È anche per questo che mi ha colpito l’assenza di una minima rappresentanza sindacale, in piazza Dante, con le ucraine e con gli ucraini che lavorano nella nostra terra. Li avevamo invitati, i sindacati, non sono arrivati.

Peccato, perché come abbiamo detto alla vigilia del 24 febbraio, le due piazze erano sì diverse (come ha scritto con toni forti Luca Pianesi, direttore di questo giornale) ma secondo me non dovevano essere contrapposte. Erano compatibili, anche per orario. Piazza Dante alle due e mezzo. Piazza Duomo alle cinque. Sarebbe diventato un sabato davvero speciale, esserci in entrambe le piazze.
Io in piazza Duomo ci sono venuto, a chiedere il Cessate il fuoco tra le bandiere arcobaleno, con una maglietta nera antimilitarista. C’è scritto: Make Russia Pay. Dice: i beni sequestrati ai capitalisti russi nelle nostre banche assommano a 300 miliardi di dollari. Sul retro, sulla schiena, ci sono elencati i danni materiali subìti dall’Ucraina nei primi due anni di guerra. Oltre 400 miliardi. Le sanzioni economiche sono un atto politico forte, non militare e non cruento, per colpire una potenza dittatoriale con cui troppe aziende occidentali, anche italiane, continuano a fare affari per vie traverse.
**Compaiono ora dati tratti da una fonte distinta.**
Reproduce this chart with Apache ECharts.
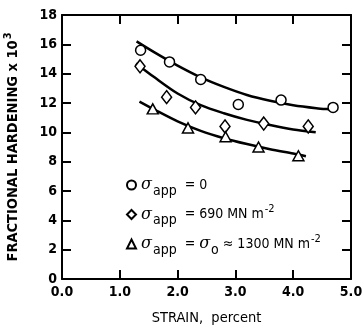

Perciò speravo di vederti, anche in Piazza Dante.
Io, obiettore antimilitarista, non riesco, in coscienza, a condannare chi resiste (anche con le armi) per difendere la propria democrazia, la propria libertà. Anzi, dopo averli conosciuti due anni fa a Kyiv, a L’viv, a Ternopil, nei piccoli villaggi dalle parti di Chernobyl, quegli uomini e quelle donne li ammiro per il loro coraggio. Come ammiro i partigiani e le partigiane di ottant’anni fa.

Se tu, caro amico pacifista, fossi venuto in piazza Dante prima di andare in piazza Duomo (come ha fatto, unico nel vostro movimento, il simpatico militante Marco che sui trampoli ci ricorda l’importanza dei corpi civili di pace), se fossi venuto in piazza Dante – con Emanuele, Gianni, Lorenza, Marinella, Ornella, Paolo e l’altro Paolo – avresti scoperto che c’era un cartello che diceva “Giù le armi. Stop alla guerra”. E avresti potuto dire a Olya, ad Anzhela, a Olesya, a Oleksandra, a Mira, a Volodja, a Oleh: “Non sono d’accordo col vostro presidente che chiede le armi all’Occidente per continuare la guerra contro la Russia, ma vi sono vicino e piango le vostre sorelle, i vostri mariti, i vostri bambini uccisi dalle armi russe. Sono dalla vostra parte, fra voi e Putin non posso essere neutrale”.
La prossima volta che ricorderemo il tragico 22 febbraio 2022, caro amico pacifista, posso sperare che ci sarai anche tu, nella piazza dell’Ucraina aggredita?